-Joe Pitts (@headtowall)
The wretched radical needs only the faintest of reason, wantonly applied, to ignite his cause. Last night's horror in Downtown Dallas is a tragic reminder of this fact. News on the nature of the assailants will no doubt begin to pour in, and from this we will make vain attempts to understand. We will try to put the pieces together as if the Dallas shooting is some puzzle that can be solved. But within a broken system under a broken nation, there are no pieces that fit together. We are fractured. We are hurt.
Today we mourn. We mourn those fallen officers in Texas. We mourn Alton Sterling, Philando Castile and the many others who have unnecessarily and unjustly lost their lives at the hands of the police. While this is not a time to weigh the severity of one tragedy over another, we must accept that a perennial problem of our time is police and community relations, particularly within the African American community. Going deeper, we must accept it is a problem of systemic, structural inequalities that have given rise to racist institutions. These institutions and the resentment towards them have in part fueled the violent feedback loop that has finally fed back into itself last night in Dallas.

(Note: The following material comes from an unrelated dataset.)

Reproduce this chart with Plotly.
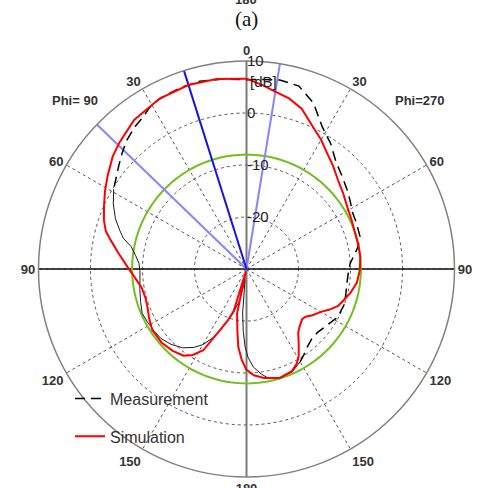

In these dark times, the following months and the following years will be the true test of our resilience as the beacon of freedom for the world. We must find the compassion to look at those that are different from us and realize the complexity of what it means to live in America. Foremost, the magnifying glass must reside over the relationship between police and our communities. The air of antagonism is a taste we have all felt for some time. It is a breeze that started long ago and continues to grow, like the seeds of a destructive hurricane. When will it end? How will we push forward? There are no immediate answers that will make sense of these recent events, but one thing is for certain: reform on many levels is critical to a just future for our nation.